── PROVIDED MATERIAL

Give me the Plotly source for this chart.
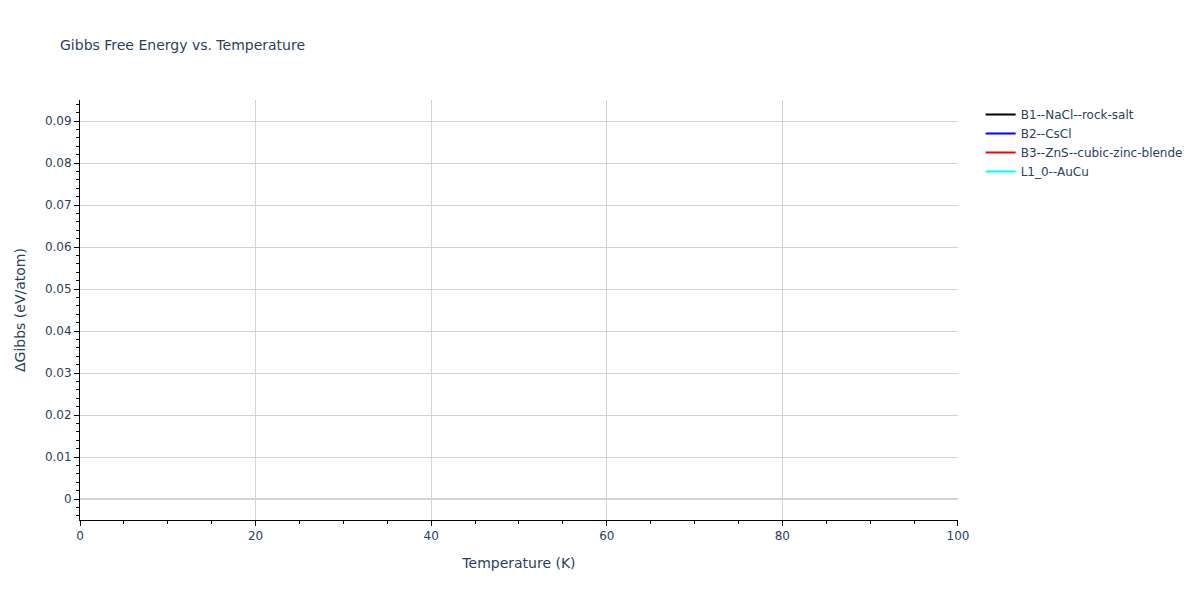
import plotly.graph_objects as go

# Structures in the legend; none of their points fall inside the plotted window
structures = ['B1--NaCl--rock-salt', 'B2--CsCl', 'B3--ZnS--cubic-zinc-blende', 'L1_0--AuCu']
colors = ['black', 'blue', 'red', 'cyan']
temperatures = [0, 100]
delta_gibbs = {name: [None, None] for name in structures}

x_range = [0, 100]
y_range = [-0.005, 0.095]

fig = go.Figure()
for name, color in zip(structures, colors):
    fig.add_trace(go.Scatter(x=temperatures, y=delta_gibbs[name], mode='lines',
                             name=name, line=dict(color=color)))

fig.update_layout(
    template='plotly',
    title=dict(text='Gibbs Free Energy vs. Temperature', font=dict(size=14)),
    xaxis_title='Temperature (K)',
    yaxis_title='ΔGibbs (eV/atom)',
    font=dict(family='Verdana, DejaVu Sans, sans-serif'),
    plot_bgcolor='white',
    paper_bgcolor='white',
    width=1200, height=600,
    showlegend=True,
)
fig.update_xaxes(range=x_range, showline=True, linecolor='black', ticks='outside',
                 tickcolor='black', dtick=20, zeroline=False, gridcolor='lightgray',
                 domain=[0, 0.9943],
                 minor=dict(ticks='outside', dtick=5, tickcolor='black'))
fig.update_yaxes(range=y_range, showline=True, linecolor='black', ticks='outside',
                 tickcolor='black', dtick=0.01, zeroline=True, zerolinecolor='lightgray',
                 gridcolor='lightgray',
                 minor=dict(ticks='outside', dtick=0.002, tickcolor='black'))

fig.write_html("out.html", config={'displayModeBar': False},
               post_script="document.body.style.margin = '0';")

────

## PROBLEM DETAILS:
Write out nothing but the lines from the start of the data through the line with "name=name, line=dict(color=color)))". Leave out the pictures.

## SOLUTION FOR THIS EXERCISE:
Give me the Plotly source for this chart.
import plotly.graph_objects as go

# Structures in the legend; none of their points fall inside the plotted window
structures = ['B1--NaCl--rock-salt', 'B2--CsCl', 'B3--ZnS--cubic-zinc-blende', 'L1_0--AuCu']
colors = ['black', 'blue', 'red', 'cyan']
temperatures = [0, 100]
delta_gibbs = {name: [None, None] for name in structures}

x_range = [0, 100]
y_range = [-0.005, 0.095]

fig = go.Figure()
for name, color in zip(structures, colors):
    fig.add_trace(go.Scatter(x=temperatures, y=delta_gibbs[name], mode='lines',
                             name=name, line=dict(color=color)))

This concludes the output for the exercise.